The new look is very divisive
Do rounded edges make you furious?
Easily the biggest change is in how the YouTube player itself looks. The icons — the play/pause button, the volume control, etc — look a little bigger and more rounded, and they take up more space at the bottom of the video field. That said, they’re also slightly transparent, so you can see through them to the video beneath. Also, they vanish even if the video is paused and your mouse isn’t positioned over the video, whereas in the old version, the icons never vanish if the video is paused. Finally, the “like” and “dislike” buttons have also gotten a revamp: before, the thumbs up and thumbs down icons had little cuffs on the wrists, and now they don’t.
Personally, I feel like this is neither a big step up nor down. The old version looked fine and the new version looks fine. But YouTube’s own official announcement for the redesign is flooded with messages of hate.
“This new UI is absolute garbage. Readability is gone, the charm of the UI is gone and it’s way too corpo looking,” writes one respondent. “Bring back the old UI. Nothing was wrong with it, it did not need fixing, and you broke everything…Put this new UI in the trash where is belongs. Nobody asked for it. Roll it back.”

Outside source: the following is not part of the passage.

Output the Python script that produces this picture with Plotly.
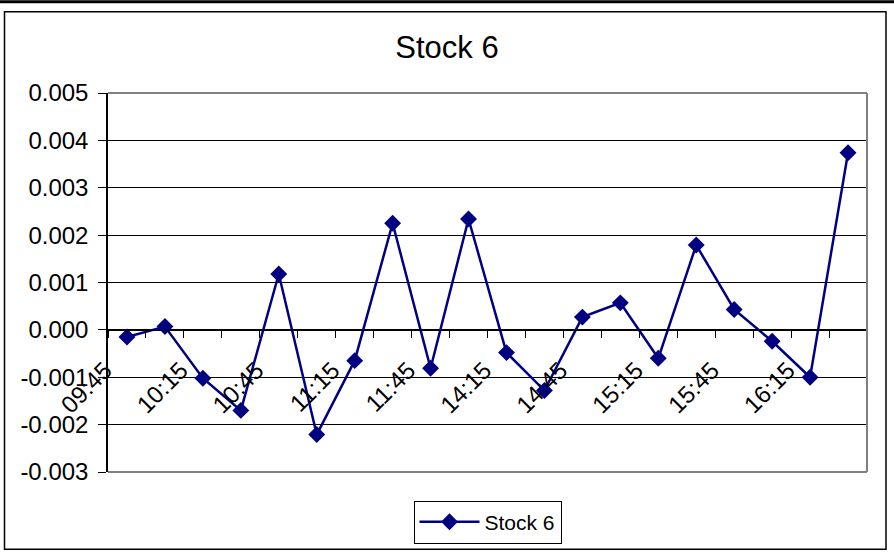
import plotly.graph_objects as go

# ---- data ----
categories = ["09:45", "10:00", "10:15", "10:30", "10:45", "11:00", "11:15", "11:30",
              "11:45", "12:00", "14:15", "14:30", "14:45", "15:00", "15:15", "15:30",
              "15:45", "16:00", "16:15", "16:30"]
stock6 = [-0.00015, 0.00007, -0.00102, -0.00170, 0.00118, -0.00221, -0.00065, 0.00225,
          -0.00081, 0.00234, -0.00048, -0.00128, 0.00027, 0.00057, -0.00060, 0.00179,
          0.00043, -0.00024, -0.00100, 0.00374]
shown_labels = ["09:45", "10:15", "10:45", "11:15", "11:45", "14:15", "14:45", "15:15",
                "15:45", "16:15"]
y_ticks = [-0.003, -0.002, -0.001, 0.0, 0.001, 0.002, 0.003, 0.004, 0.005]

# ---- geometry ----
W, H = 894, 556
L, R, T, B = 108, 867, 93.3, 474.3
pw, ph = R - L, B - T
def px(x): return (x - L) / pw
def py(y): return (B - y) / ph

FONT = "Arial, Liberation Sans, sans-serif"
NAVY = "#000080"

fig = go.Figure()
fig.add_trace(go.Scatter(
    x=categories, y=stock6, mode="lines+markers", name="Stock 6",
    line=dict(color=NAVY, width=2.5),
    marker=dict(symbol="diamond", size=13, color=NAVY),
))

ymin, ymax = y_ticks[0], y_ticks[-1]
zero_pos = (0 - ymin) / (ymax - ymin)

fig.update_layout(
    width=W, height=H,
    margin=dict(l=L, r=W - R, t=T, b=H - B, pad=0),
    paper_bgcolor="white", plot_bgcolor="white",
    font=dict(family=FONT, color="black"),
    title=dict(text="Stock 6", x=0.5, xref="container", xanchor="center",
               y=1 - 47 / H, yref="container", yanchor="middle",
               font=dict(size=31, family=FONT, color="black")),
    showlegend=True,
    legend=dict(x=0.5, xanchor="center", y=py(503), yanchor="top",
                orientation="h", bordercolor="black", borderwidth=1,
                bgcolor="white", itemwidth=60, font=dict(size=21, family=FONT)),
    xaxis=dict(type="category", categoryorder="array", categoryarray=categories,
               anchor="free", position=zero_pos,
               showline=True, linecolor="black", linewidth=1,
               showgrid=False, zeroline=False,
               ticks="outside", ticklen=7, tickcolor="black", tickwidth=1,
               tickson="boundaries",
               tickmode="array", tickvals=categories,
               ticktext=[c if c in shown_labels else "" for c in categories],
               tickangle=-45, ticklabelstandoff=16, ticklabelshift=-22,
               tickfont=dict(size=24, family=FONT, color="black"),
               range=[-0.5, len(categories) - 0.5], fixedrange=True),
    yaxis=dict(range=[ymin, ymax], showline=True, linecolor="black", linewidth=1.5,
               showgrid=True, gridcolor="black", gridwidth=1,
               zeroline=True, zerolinecolor="black", zerolinewidth=1,
               ticks="outside", ticklen=8, tickcolor="black",
               tickmode="array", tickvals=y_ticks,
               ticktext=[f"{v:.3f}" for v in y_ticks],
               ticklabelstandoff=5,
               tickfont=dict(size=24, family=FONT, color="black")),
)

# plot-area border (top, right, bottom) in grey
for x0, y0, x1, y1 in [(0, 1, 1, 1), (1, 0, 1, 1), (0, 0, 1, 0)]:
    fig.add_shape(type="line", xref="paper", yref="paper", x0=x0, y0=y0, x1=x1, y1=y1,
                  line=dict(color="#808080", width=2), layer="above")

# chart frame
fig.add_shape(type="rect", xref="paper", yref="paper",
              x0=px(4.5), x1=px(886), y0=py(552), y1=py(11.5),
              line=dict(color="black", width=1.5), layer="above")
# thick black band at very top
fig.add_shape(type="rect", xref="paper", yref="paper",
              x0=px(0), x1=px(894), y0=py(3), y1=py(0),
              line=dict(width=0), fillcolor="black", layer="above")

fig.write_html("out.html", config={"displayModeBar": False},
               post_script="document.body.style.margin='0px';document.body.style.overflow='hidden';")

That is a pretty common sentiment, and while I may not see that big a difference, YouTube would do well to mind how passionately many people seem to hate this new direction.
Playlists are broken now
Or at least, saving videos to playlists is less convenient
This next change seems like an unforced error that nobody likes. In the past, if you were watching a video and wanted to save it to multiple playlists, you hit the “save” button, clicked on all the playlists where you wanted that video stored, and that was the end of it. After the update, if you want to save a video to multiple playlists, you hit the “save” button, and then you pick one playlist you want to add it to. Then the “save” tab will close, and you’ll have to hit the “save” button again, choose the next playlist you want to add it to, and so on until you’re satisfied.
I don’t know how many people keep a habit of storing the same video in multiple playlists, but clearly, some do, because they have made their hatred known online. And it does seem pointless to take this functionality away. This feels like it would be an easy change for YouTube to make, and they should get on it quickly.
The case of the mysterious “like” animation
Some new features have yet to be fully explored
Let’s end on a feature that is neither universally liked nor universally disliked, but just sort of odd. Under the redesign, when you click the “like” icon on select videos, you will see a little animation. For instance, if you like a music video, the “like” icon will briefly turn into a little music note. If you like a trailer for a movie or TV show, it’ll turn into a clapboard. Harmless and fun, right?
Mostly yes, but while I was playing around with it for this article, I discovered something confusing. I liked the trailer for the upcoming Apple TV+ show Pluribus — which is a sci-fi series over which you should be deliriously excited — and the “like” button did not turn into a clapboard like it had for every other movie and TV trailer I’d liked. It turned into…a smiley face, and I have no idea why.
Is this specific to Pluribus, is there a greater logic to when the animations play that I don’t understand, or has YouTube simply not ironed out this feature yet? It’s hard to be sure this soon after an update, but it’s nice to discover something new.
YouTube is always changing something
This isn’t the last time people have had strong feelings about a YouTube redesign, and it won’t be the last. Often, people get used to the changes and move on, as happened after YouTube got rid of public dislike counts. And people often figure out small fixes that tamp down on YouTube’s most annoying tendencies. My bet is that if YouTube doesn’t find ways to address what people don’t like about this latest update, users will.
The new changes are still being rolled out — you might see them on some accounts but not on others, or on mobile but not on desktop — but sooner or later, they’ll be everywhere. You’ll know them when you see them.